SUPPLIED ENTRIES.
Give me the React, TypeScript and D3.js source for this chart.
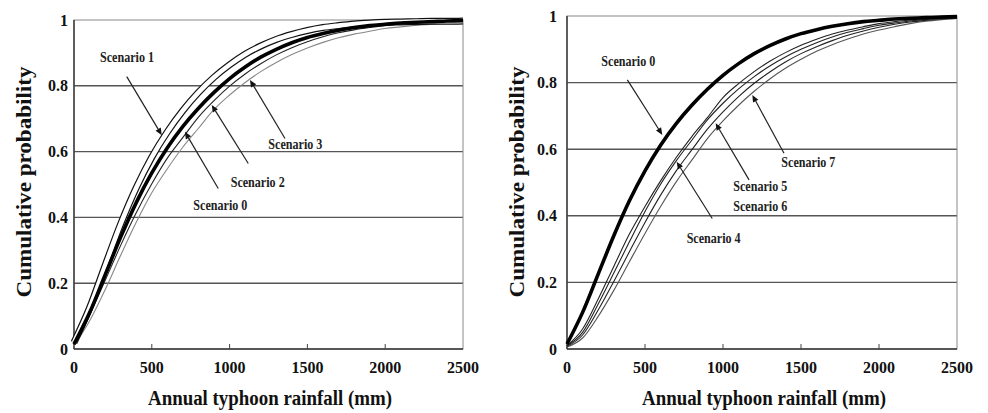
import React from 'react'
import * as d3 from 'd3'

// rainfall grid (mm) the curves were read at
const rainfall = [0, 100, 200, 300, 400, 500, 600, 700, 800, 900, 1000, 1100, 1200, 1300, 1400, 1500, 1600, 1700, 1800, 1900, 2000, 2100, 2200, 2300, 2400, 2500]

// cumulative probability
const scenario0 = [0.015, 0.11, 0.225, 0.34, 0.445, 0.535, 0.612, 0.677, 0.732, 0.78, 0.822, 0.857, 0.887, 0.911, 0.931, 0.947, 0.959, 0.969, 0.977, 0.983, 0.987, 0.991, 0.993, 0.995, 0.997, 0.998]
const scenario1 = [0.02, 0.125, 0.254, 0.38, 0.49, 0.583, 0.66, 0.725, 0.78, 0.826, 0.864, 0.896, 0.921, 0.941, 0.956, 0.968, 0.977, 0.983, 0.988, 0.991, 0.993, 0.994, 0.995, 0.996, 0.996, 0.997]
const scenario2 = [0.012, 0.103, 0.208, 0.315, 0.414, 0.502, 0.58, 0.643, 0.705, 0.755, 0.799, 0.836, 0.867, 0.894, 0.916, 0.934, 0.949, 0.961, 0.97, 0.977, 0.983, 0.987, 0.99, 0.993, 0.995, 0.996]
const scenario3 = [0.01, 0.085, 0.18, 0.285, 0.385, 0.475, 0.548, 0.614, 0.671, 0.728, 0.772, 0.81, 0.843, 0.871, 0.895, 0.915, 0.932, 0.946, 0.957, 0.966, 0.974, 0.979, 0.984, 0.987, 0.99, 0.992]
const scenario4 = [0.01, 0.06, 0.15, 0.248, 0.345, 0.428, 0.505, 0.575, 0.638, 0.695, 0.755, 0.797, 0.833, 0.864, 0.89, 0.912, 0.93, 0.946, 0.958, 0.968, 0.977, 0.983, 0.988, 0.991, 0.994, 0.996]
const scenario5 = [0.01, 0.05, 0.135, 0.228, 0.322, 0.413, 0.495, 0.565, 0.627, 0.688, 0.738, 0.781, 0.818, 0.85, 0.877, 0.9, 0.92, 0.937, 0.951, 0.962, 0.972, 0.979, 0.985, 0.99, 0.993, 0.995]
const scenario6 = [0.008, 0.042, 0.117, 0.203, 0.292, 0.38, 0.462, 0.535, 0.598, 0.66, 0.712, 0.758, 0.798, 0.832, 0.862, 0.887, 0.908, 0.926, 0.942, 0.955, 0.966, 0.975, 0.982, 0.987, 0.991, 0.994]
const scenario7 = [0.006, 0.033, 0.098, 0.176, 0.262, 0.347, 0.428, 0.502, 0.567, 0.632, 0.685, 0.732, 0.774, 0.811, 0.843, 0.87, 0.894, 0.914, 0.931, 0.946, 0.958, 0.968, 0.977, 0.984, 0.989, 0.993]

const xTicks = [0, 500, 1000, 1500, 2000, 2500]
const yTicks = [0, 0.2, 0.4, 0.6, 0.8, 1]
const yTickLabels = ['0', '0.2', '0.4', '0.6', '0.8', '1']

// arrows: tip / tail / label anchor, in data units
const leftNotes = [
  { labels: ['Scenario 1'], tip: [564, 0.65], tail: [339, 0.828], at: [167, 0.888] },
  { labels: ['Scenario 0'], tip: [713, 0.66], tail: [927, 0.488], at: [767, 0.438] },
  { labels: ['Scenario 2'], tip: [885, 0.742], tail: [1120, 0.564], at: [1007, 0.508] },
  { labels: ['Scenario 3'], tip: [1131, 0.818], tail: [1356, 0.64], at: [1249, 0.623] },
]
const rightNotes = [
  { labels: ['Scenario 0'], tip: [611, 0.643], tail: [387, 0.808], at: [220, 0.865] },
  { labels: ['Scenario 4'], tip: [703, 0.562], tail: [931, 0.392], at: [767, 0.332] },
  { labels: ['Scenario 5', 'Scenario 6'], tip: [953, 0.678], tail: [1167, 0.508], at: [1066, 0.489] },
  { labels: ['Scenario 7'], tip: [1188, 0.763], tail: [1391, 0.588], at: [1374, 0.561] },
]

const font = "'Liberation Serif', 'DejaVu Serif', serif"

const Panel = ({ box, series, notes, titleX, titleY, ySide }) => {
  const x = d3.scaleLinear().domain([0, 2500]).range([box.left, box.right])
  const y = d3.scaleLinear().domain([0, 1]).range([box.bottom, box.top])
  const line = d3.line().x((d) => x(d[0])).y((d) => y(d[1])).curve(d3.curveMonotoneX)

  return (
    <g style={{ fontFamily: font, fontWeight: 'bold' }}>
      {/* grid */}
      {yTicks.filter((t) => t > 0 && t < 1).map((t) => (
        <line key={t} x1={box.left} x2={box.right} y1={y(t)} y2={y(t)} stroke="#555" strokeWidth={1.4} />
      ))}
      <rect x={box.left} y={box.top} width={box.right - box.left} height={box.bottom - box.top} fill="none" stroke="#888" strokeWidth={1} />
      <line x1={box.left} x2={box.left} y1={box.top} y2={box.bottom} stroke="#333" strokeWidth={1.4} />
      <line x1={box.left} x2={box.right} y1={box.bottom} y2={box.bottom} stroke="#333" strokeWidth={1.4} />
      {xTicks.slice(1, -1).map((t) => (
        <line key={t} x1={x(t)} x2={x(t)} y1={box.bottom} y2={box.bottom - 5} stroke="#444" strokeWidth={1} />
      ))}

      {/* curves */}
      {series.map((s) => {
        const d = line(rainfall.map((r, i) => [r, s.values[i]]))
        return (
          <g key={s.name}>
            {s.double ? (
              <>
                <path d={d} fill="none" stroke="#111" strokeWidth={7} />
                <path d={d} fill="none" stroke="#fff" strokeWidth={4.6} />
              </>
            ) : (
              <path d={d} fill="none" stroke={s.color} strokeWidth={s.width} />
            )}
          </g>
        )
      })}

      {/* arrows */}
      {notes.map((n, i) => {
        const x2 = x(n.tip[0]), y2 = y(n.tip[1])
        const x1 = x(n.tail[0]), y1 = y(n.tail[1])
        const a = Math.atan2(y2 - y1, x2 - x1)
        const len = 7, w = 3
        const bx = x2 - len * Math.cos(a), by = y2 - len * Math.sin(a)
        const head = `${x2},${y2} ${bx + w * Math.sin(a)},${by - w * Math.cos(a)} ${bx - w * Math.sin(a)},${by + w * Math.cos(a)}`
        return (
          <g key={i}>
            <line x1={x1} y1={y1} x2={bx} y2={by} stroke="#222" strokeWidth={1.2} />
            <polygon points={head} fill="#111" />
            {n.labels.map((l, j) => (
              <text key={l} x={x(n.at[0])} y={y(n.at[1]) + j * 20} dy="0.35em" fontSize={14} fill="#222"
                textLength={54} lengthAdjust="spacingAndGlyphs">{l}</text>
            ))}
          </g>
        )
      })}

      {/* tick labels */}
      {yTicks.map((t, i) => (
        <text key={t} x={box.left - ySide} y={y(t)} dy="0.35em" textAnchor="end" fontSize={16} fill="#111">{yTickLabels[i]}</text>
      ))}
      {xTicks.map((t) => (
        <text key={t} x={x(t)} y={box.bottom + 24} textAnchor="middle" fontSize={16} fill="#111">{t}</text>
      ))}

      {/* titles */}
      <text x={titleX} y={405} textAnchor="middle" fontSize={20} fill="#111" textLength={244} lengthAdjust="spacingAndGlyphs">Annual typhoon rainfall (mm)</text>
      <text transform={`translate(${titleY}, 182) rotate(-90)`} textAnchor="middle" fontSize={21} fill="#111" textLength={231} lengthAdjust="spacingAndGlyphs">Cumulative probability</text>
    </g>
  )
}

const App = () => {
  const leftSeries = [
    { name: 'Scenario 3', values: scenario3, color: '#888', width: 1.1 },
    { name: 'Scenario 2', values: scenario2, color: '#222', width: 1.1 },
    { name: 'Scenario 1', values: scenario1, double: true },
    { name: 'Scenario 0', values: scenario0, color: '#000', width: 3.6 },
  ]
  const rightSeries = [
    { name: 'Scenario 7', values: scenario7, color: '#555', width: 1.1 },
    { name: 'Scenario 6', values: scenario6, color: '#222', width: 1.1 },
    { name: 'Scenario 5', values: scenario5, color: '#222', width: 1.1 },
    { name: 'Scenario 4', values: scenario4, color: '#222', width: 1.1 },
    { name: 'Scenario 0', values: scenario0, color: '#000', width: 3.6 },
  ]

  return (
    <svg width={988} height={413} style={{ position: 'absolute', left: 0, top: 0, background: '#fff' }}>
      <Panel box={{ left: 74, right: 463, top: 20, bottom: 349 }} series={leftSeries} notes={leftNotes} titleX={270} titleY={31} ySide={6} />
      <Panel box={{ left: 567, right: 957, top: 16, bottom: 349 }} series={rightSeries} notes={rightNotes} titleX={764} titleY={524} ySide={10} />
    </svg>
  )
}

export default App
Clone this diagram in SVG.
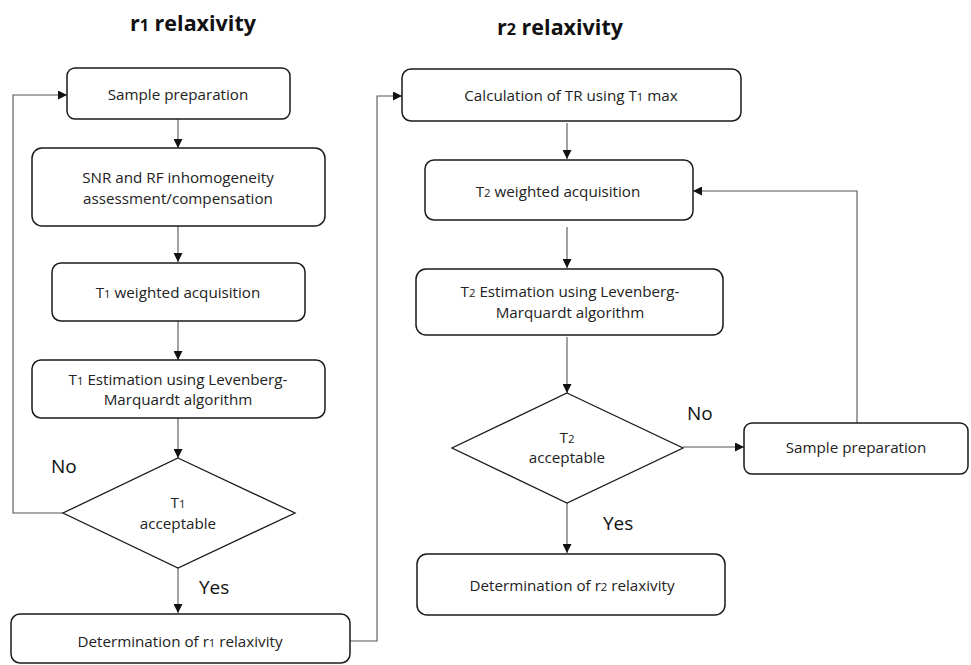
<svg xmlns="http://www.w3.org/2000/svg" width="971" height="665" viewBox="0 0 971 665">
<style>
.box{fill:#fff;stroke:#1a1a1a;stroke-width:1.5}
.dia{fill:#fff;stroke:#1a1a1a;stroke-width:1.3}
.t{font-family:"Open Sans","Liberation Sans",sans-serif;font-size:15.2px;fill:#222;text-anchor:middle}
.lab{font-family:"Open Sans","Liberation Sans",sans-serif;font-size:19px;fill:#111}
.title{font-family:"Open Sans","Liberation Sans",sans-serif;font-size:21.5px;font-weight:bold;fill:#111;text-anchor:middle}
.s{font-size:75%}
.c{fill:none;stroke:#555;stroke-width:1.1}
</style>
<defs>
<marker id="ah" viewBox="0 0 10 10" refX="10" refY="5" markerWidth="9" markerHeight="9" markerUnits="userSpaceOnUse" orient="auto">
<path d="M0,0 L10,5 L0,10 z" fill="#111"/>
</marker>
</defs>
<rect width="971" height="665" fill="#fff"/>
<text class="title" x="193" y="31">r<tspan class="s">1</tspan> relaxivity</text>
<text class="title" x="560" y="35">r<tspan class="s">2</tspan> relaxivity</text>

<g id="connectors">
<path class="c" d="M178,119 V148" marker-end="url(#ah)"/>
<path class="c" d="M178,226 V262" marker-end="url(#ah)"/>
<path class="c" d="M178,321 V360" marker-end="url(#ah)"/>
<path class="c" d="M178,418 V458" marker-end="url(#ah)"/>
<path class="c" d="M178,568 V613" marker-end="url(#ah)"/>
<path class="c" d="M63,513 H13 V95 H67" marker-end="url(#ah)"/>
<path class="c" d="M350,641 H377 V96 H402" marker-end="url(#ah)"/>
<path class="c" d="M567,123 V159" marker-end="url(#ah)"/>
<path class="c" d="M567,227 V268" marker-end="url(#ah)"/>
<path class="c" d="M567,337 V393" marker-end="url(#ah)"/>
<path class="c" d="M683,447 H744" marker-end="url(#ah)"/>
<path class="c" d="M857,423 V191 H693" marker-end="url(#ah)"/>
<path class="c" d="M567,503 V553" marker-end="url(#ah)"/>
</g>

<g id="n1"><rect class="box" x="67" y="68" width="223" height="51" rx="8"/><text class="t" x="178" y="100">Sample preparation</text></g>
<g id="n2"><rect class="box" x="32" y="148" width="293" height="78" rx="10"/><text class="t" x="178" y="183">SNR and RF inhomogeneity</text><text class="t" x="178" y="204">assessment/compensation</text></g>
<g id="n3"><rect class="box" x="52" y="263" width="253" height="58" rx="9"/><text class="t" x="178" y="298">T<tspan class="s">1</tspan> weighted acquisition</text></g>
<g id="n4"><rect class="box" x="32" y="360" width="293" height="58" rx="9"/><text class="t" x="178" y="385">T<tspan class="s">1</tspan> Estimation using Levenberg-</text><text class="t" x="178" y="405">Marquardt algorithm</text></g>
<g id="n5"><polygon class="dia" points="178,458 295,513 178,568 63,513"/><text class="t" x="178" y="508">T<tspan class="s">1</tspan></text><text class="t" x="178" y="529">acceptable</text></g>
<g id="n6"><rect class="box" x="11" y="614" width="339" height="49" rx="9"/><text class="t" x="180" y="647">Determination of r<tspan class="s">1</tspan> relaxivity</text></g>
<text class="lab" x="51" y="473">No</text>
<text class="lab" x="199" y="594">Yes</text>

<g id="n7"><rect class="box" x="402" y="69" width="339" height="52" rx="9"/><text class="t" x="571" y="101">Calculation of TR using T<tspan class="s">1</tspan> max</text></g>
<g id="n8"><rect class="box" x="425" y="160" width="268" height="60" rx="9"/><text class="t" x="558" y="197">T<tspan class="s">2</tspan> weighted acquisition</text></g>
<g id="n9"><rect class="box" x="416" y="269" width="307" height="66" rx="10"/><text class="t" x="570" y="297">T<tspan class="s">2</tspan> Estimation using Levenberg-</text><text class="t" x="570" y="318">Marquardt algorithm</text></g>
<g id="n10"><polygon class="dia" points="567,393 683,448 567,503 452,448"/><text class="t" x="567" y="443">T<tspan class="s">2</tspan></text><text class="t" x="567" y="463">acceptable</text></g>
<g id="n11"><rect class="box" x="744" y="423" width="224" height="51" rx="8"/><text class="t" x="856" y="453">Sample preparation</text></g>
<g id="n12"><rect class="box" x="417" y="554" width="308" height="61" rx="10"/><text class="t" x="572" y="591">Determination of r<tspan class="s">2</tspan> relaxivity</text></g>
<text class="lab" x="687" y="420">No</text>
<text class="lab" x="603" y="530">Yes</text>
</svg>
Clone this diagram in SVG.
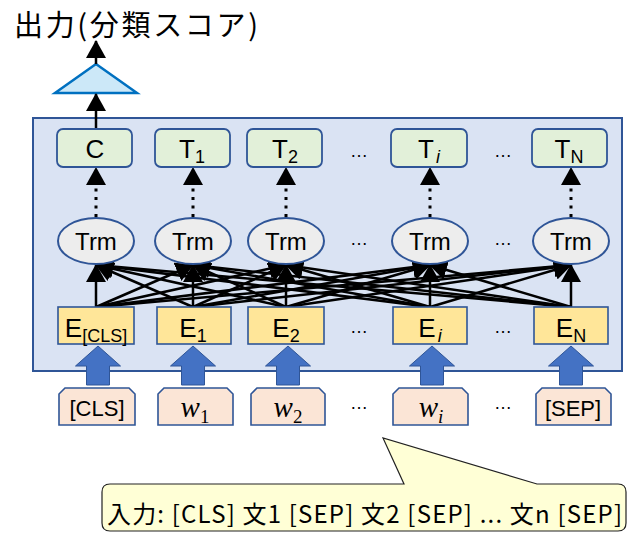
<svg xmlns="http://www.w3.org/2000/svg" width="631" height="535" viewBox="0 0 631 535">
<style>
.lbl{font-family:"Liberation Sans",Arial,sans-serif;fill:#000;text-anchor:middle}
.jp{font-family:"Noto Sans CJK JP","Noto Sans",sans-serif;fill:#000}
.g{fill:#e2f0d9;stroke:#2f5597;stroke-width:1.8}
.t{fill:#ededed;stroke:#2f5597;stroke-width:2}
.e{fill:#ffe699;stroke:#2f5597;stroke-width:1.6}
.w{fill:#fbe5d6;stroke:#2f5597;stroke-width:1.6}
.ba{fill:#4472c4;stroke:#2f5597;stroke-width:1}
.c{stroke:#000;stroke-width:2.5;fill:none;marker-end:url(#ah)}
.d{stroke:#000;stroke-width:3;fill:none;stroke-dasharray:3 5.5;marker-end:url(#ah)}
.dots{font-family:"Liberation Sans",Arial,sans-serif;font-size:18px;text-anchor:middle;fill:#000}
.wv{font-family:"Liberation Serif","Times New Roman",serif;font-style:italic;font-size:29px;text-anchor:middle;fill:#000}
</style>
<defs>
<marker id="ah" viewBox="0 0 18 20" markerWidth="18" markerHeight="20" refX="17" refY="10" orient="auto" markerUnits="userSpaceOnUse">
<path d="M0,0 L18,10 L0,20 z" fill="#000"/>
</marker>
</defs>

<text class="jp" x="14" y="36" font-size="29" textLength="244">出力(分類スコア)</text>

<g id="outer"><rect x="33" y="118" width="589" height="253" fill="#dae3f3" stroke="#2f5597" stroke-width="2"/></g>

<g id="classifier"><polygon points="96,64 55,93 137,93" fill="#cce8f8" stroke="#0070c0" stroke-width="2.5"/></g>

<g id="connectors">
<line class="c" x1="96" y1="129" x2="96" y2="94"/>
<line class="c" x1="96" y1="64" x2="96" y2="41"/>
<line class="d" x1="96" y1="217" x2="96" y2="168"/>
<line class="d" x1="193" y1="217" x2="193" y2="168"/>
<line class="d" x1="286" y1="217" x2="286" y2="168"/>
<line class="d" x1="430" y1="217" x2="430" y2="168"/>
<line class="d" x1="571" y1="217" x2="571" y2="168"/>

<line class="c" x1="96" y1="307" x2="96" y2="265"/>
<line class="c" x1="96" y1="307" x2="193" y2="265"/>
<line class="c" x1="96" y1="307" x2="286" y2="265"/>
<line class="c" x1="96" y1="307" x2="430" y2="265"/>
<line class="c" x1="96" y1="307" x2="571" y2="265"/>
<line class="c" x1="193" y1="307" x2="96" y2="265"/>
<line class="c" x1="193" y1="307" x2="193" y2="265"/>
<line class="c" x1="193" y1="307" x2="286" y2="265"/>
<line class="c" x1="193" y1="307" x2="430" y2="265"/>
<line class="c" x1="193" y1="307" x2="571" y2="265"/>
<line class="c" x1="286" y1="307" x2="96" y2="265"/>
<line class="c" x1="286" y1="307" x2="193" y2="265"/>
<line class="c" x1="286" y1="307" x2="286" y2="265"/>
<line class="c" x1="286" y1="307" x2="430" y2="265"/>
<line class="c" x1="286" y1="307" x2="571" y2="265"/>
<line class="c" x1="430" y1="307" x2="96" y2="265"/>
<line class="c" x1="430" y1="307" x2="193" y2="265"/>
<line class="c" x1="430" y1="307" x2="286" y2="265"/>
<line class="c" x1="430" y1="307" x2="430" y2="265"/>
<line class="c" x1="430" y1="307" x2="571" y2="265"/>
<line class="c" x1="571" y1="307" x2="96" y2="265"/>
<line class="c" x1="571" y1="307" x2="193" y2="265"/>
<line class="c" x1="571" y1="307" x2="286" y2="265"/>
<line class="c" x1="571" y1="307" x2="430" y2="265"/>
<line class="c" x1="571" y1="307" x2="571" y2="265"/>

<path class="ba" d="M86.5,385 V366 H75.5 L98,346 L120.5,366 H109.5 V385 Z"/>
<path class="ba" d="M181.5,385 V366 H170.5 L193,346 L215.5,366 H204.5 V385 Z"/>
<path class="ba" d="M276.5,385 V366 H265.5 L288,346 L310.5,366 H299.5 V385 Z"/>
<path class="ba" d="M420.5,385 V366 H409.5 L432,346 L454.5,366 H443.5 V385 Z"/>
<path class="ba" d="M559.5,385 V366 H548.5 L571,346 L593.5,366 H582.5 V385 Z"/>
</g>

<g id="C"><rect class="g" x="57" y="129" width="75" height="38" rx="6"/><text class="lbl" x="95" y="158" font-size="26">C</text></g>
<g id="T1"><rect class="g" x="155" y="129" width="75" height="38" rx="6"/><text class="lbl" x="192" y="158" font-size="26">T<tspan font-size="18" dy="5">1</tspan></text></g>
<g id="T2"><rect class="g" x="247" y="129" width="75" height="38" rx="6"/><text class="lbl" x="285" y="158" font-size="26">T<tspan font-size="18" dy="5">2</tspan></text></g>
<g id="Ti"><rect class="g" x="391" y="129" width="76" height="38" rx="6"/><text class="lbl" x="429" y="158" font-size="26">T<tspan font-size="18" dy="5" dx="2" font-style="italic">i</tspan></text></g>
<g id="TN"><rect class="g" x="532" y="129" width="75" height="38" rx="6"/><text class="lbl" x="569" y="158" font-size="26">T<tspan font-size="18" dy="5">N</tspan></text></g>

<g id="Trm0"><ellipse class="t" cx="96" cy="241" rx="38" ry="23"/><text class="lbl" x="96" y="250" font-size="24">Trm</text></g>
<g id="Trm1"><ellipse class="t" cx="193" cy="241" rx="38" ry="23"/><text class="lbl" x="193" y="250" font-size="24">Trm</text></g>
<g id="Trm2"><ellipse class="t" cx="286" cy="241" rx="38" ry="23"/><text class="lbl" x="286" y="250" font-size="24">Trm</text></g>
<g id="Trmi"><ellipse class="t" cx="430" cy="241" rx="38" ry="23"/><text class="lbl" x="430" y="250" font-size="24">Trm</text></g>
<g id="TrmN"><ellipse class="t" cx="571" cy="241" rx="38" ry="23"/><text class="lbl" x="571" y="250" font-size="24">Trm</text></g>

<g id="ECLS"><rect class="e" x="58" y="307" width="76" height="37"/><text class="lbl" x="96" y="337" font-size="26">E<tspan font-size="18" dy="5">[CLS]</tspan></text></g>
<g id="E1"><rect class="e" x="157" y="307" width="74" height="37"/><text class="lbl" x="193" y="337" font-size="26">E<tspan font-size="18" dy="5">1</tspan></text></g>
<g id="E2"><rect class="e" x="248" y="307" width="76" height="37"/><text class="lbl" x="286" y="337" font-size="26">E<tspan font-size="18" dy="5">2</tspan></text></g>
<g id="Ei"><rect class="e" x="393" y="307" width="74" height="37"/><text class="lbl" x="430" y="337" font-size="26">E<tspan font-size="18" dy="5" dx="2" font-style="italic">i</tspan></text></g>
<g id="EN"><rect class="e" x="534" y="307" width="74" height="37"/><text class="lbl" x="571" y="337" font-size="26">E<tspan font-size="18" dy="5">N</tspan></text></g>

<g id="inCLS"><path class="w" d="M65,388 H129 L135,394 V425 H59 V394 Z"/><text class="lbl" x="97" y="416" font-size="22">[CLS]</text></g>
<g id="inw1"><path class="w" d="M164,388 H227 L233,394 V425 H158 V394 Z"/><text class="wv" x="195" y="417">w<tspan font-size="19" dy="6" font-style="normal">1</tspan></text></g>
<g id="inw2"><path class="w" d="M257,388 H319 L325,394 V425 H251 V394 Z"/><text class="wv" x="288" y="417">w<tspan font-size="19" dy="6" font-style="normal">2</tspan></text></g>
<g id="inwi"><path class="w" d="M399,388 H462 L468,394 V425 H393 V394 Z"/><text class="wv" x="431" y="417">w<tspan font-size="19" dy="6">i</tspan></text></g>
<g id="inSEP"><path class="w" d="M542,388 H605 L611,394 V425 H536 V394 Z"/><text class="lbl" x="573" y="416" font-size="22">[SEP]</text></g>

<g id="ellipses">
<text class="dots" x="359" y="157">…</text><text class="dots" x="503" y="157">…</text>
<text class="dots" x="359" y="245">…</text><text class="dots" x="503" y="245">…</text>
<text class="dots" x="359" y="333">…</text><text class="dots" x="503" y="333">…</text>
<text class="dots" x="359" y="409">…</text><text class="dots" x="503" y="409">…</text>
</g>

<g id="callout">
<path d="M110,484 H404 L383,438 L537,484 H618 Q626,484 626,492 V523 Q626,531 618,531 H110 Q102,531 102,523 V492 Q102,484 110,484 Z" fill="#ffffd6" stroke="#222" stroke-width="1.2"/>
<text class="jp" x="107" y="523" font-size="24" textLength="515">入力: [CLS] 文1 [SEP] 文2 [SEP] ... 文n [SEP]</text>
</g>
</svg>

WHAT YOU NEED TO DO.
Skip the pictures, please, and transcribe only the lines from the beginning of the material through the one that contains "2300, 2400, 2500]".

FULL SOLUTION.
Give me the React, TypeScript and D3.js source for this chart.
import React from 'react'
import * as d3 from 'd3'

// rainfall grid (mm) the curves were read at
const rainfall = [0, 100, 200, 300, 400, 500, 600, 700, 800, 900, 1000, 1100, 1200, 1300, 1400, 1500, 1600, 1700, 1800, 1900, 2000, 2100, 2200, 2300, 2400, 2500]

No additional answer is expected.